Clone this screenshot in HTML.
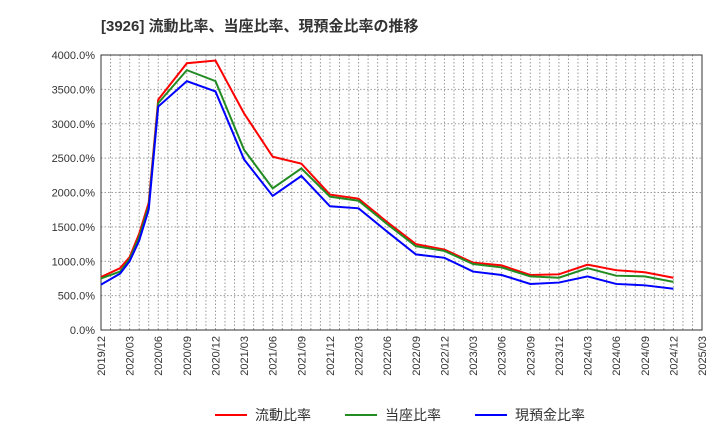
<!DOCTYPE html>
<html><head><meta charset="utf-8"><style>
body{margin:0;background:#fff;font-family:"Liberation Sans","Noto Sans CJK JP",sans-serif}
</style></head><body>
<svg id="c" width="720" height="440" xmlns="http://www.w3.org/2000/svg">
<text x="101" y="31" font-size="15" font-weight="bold" fill="#333" font-family="Liberation Sans, Noto Sans CJK JP, sans-serif">[3926]  流動比率、当座比率、現預金比率の推移</text>
</svg>
<script>
const months=["2019/12","2020/02","2020/03","2020/04","2020/05","2020/06","2020/09","2020/12","2021/03","2021/06","2021/09","2021/12","2022/03","2022/06","2022/09","2022/12","2023/03","2023/06","2023/09","2023/12","2024/03","2024/06","2024/09","2024/12"];
const current=[770,900,1060,1400,1850,3350,3880,3920,3150,2520,2420,1970,1910,1570,1250,1170,980,940,800,810,950,870,840,760];
const quick=[750,850,1030,1350,1800,3300,3780,3620,2620,2060,2350,1940,1880,1540,1220,1150,960,910,780,760,900,790,780,700];
const cash=[660,820,1000,1300,1750,3250,3620,3470,2480,1950,2240,1800,1770,1430,1100,1050,850,800,670,690,780,670,650,600];
const yTicks=[0,500,1000,1500,2000,2500,3000,3500,4000];
const xTicks=["2019/12","2020/03","2020/06","2020/09","2020/12","2021/03","2021/06","2021/09","2021/12","2022/03","2022/06","2022/09","2022/12","2023/03","2023/06","2023/09","2023/12","2024/03","2024/06","2024/09","2024/12","2025/03"];
const L=101,R=702,T=55,B=330,NS="http://www.w3.org/2000/svg",svg=document.getElementById('c');
function mi(s){const[a,b]=s.split('/').map(Number);return (a-2019)*12+b-12;}
const x=s=>L+mi(s)*(R-L)/63, y=v=>B-v*(B-T)/4000;
function el(t,a){const e=document.createElementNS(NS,t);for(const k in a)e.setAttribute(k,a[k]);svg.appendChild(e);return e;}
for(let m=1;m<63;m++){const l=el('line',{x1:L+m*(R-L)/63,x2:L+m*(R-L)/63,y1:T,y2:B,stroke:'#999','stroke-dasharray':'1.5,2','stroke-width':1});

}
yTicks.forEach(v=>{const l=el('line',{x1:L,x2:R,y1:y(v),y2:y(v),stroke:'#999','stroke-dasharray':'1.5,2'});


const t=el('text',{x:L-6,y:y(v)+4,'text-anchor':'end','font-size':11,fill:'#333'});t.textContent=v.toFixed(1)+'%';

});
xTicks.forEach(s=>{const t=el('text',{transform:`translate(${x(s)+4},${B+6}) rotate(-90)`,'text-anchor':'end','font-size':11,fill:'#333'});t.textContent=s;

});
const fr=el('rect',{x:L,y:T,width:R-L,height:B-T,fill:'none',stroke:'#333','stroke-width':1});


[[current,'#f00','current-ratio-line'],[quick,'#228b22','quick-ratio-line'],[cash,'#00f','cash-ratio-line']].forEach(([d,c,n])=>{
const p=el('polyline',{points:d.map((v,i)=>x(months[i])+','+y(v)).join(' '),fill:'none',stroke:c,'stroke-width':2});

});
[['流動比率','#f00',215],['当座比率','#228b22',345],['現預金比率','#00f',475]].forEach(([t,c,lx])=>{
const l=el('line',{x1:lx,x2:lx+32,y1:415,y2:415,stroke:c,'stroke-width':2});


const tx=el('text',{x:lx+40,y:420,'font-size':14,fill:'#333'});tx.textContent=t;

});
</script>
</body></html>
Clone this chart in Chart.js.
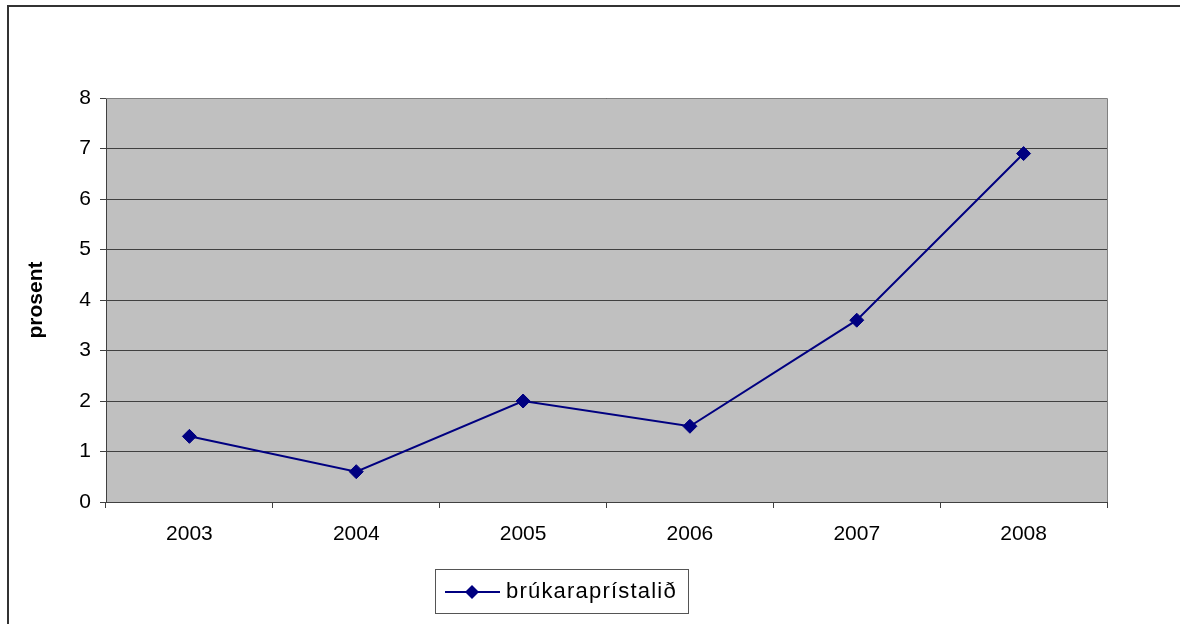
========================================
DESCRIPTION OF THE TASK. Look through the listing and extract every line with "Clone" in it.

THE ANSWER.
Clone this screenshot in HTML.
Clone this chart in Chart.js.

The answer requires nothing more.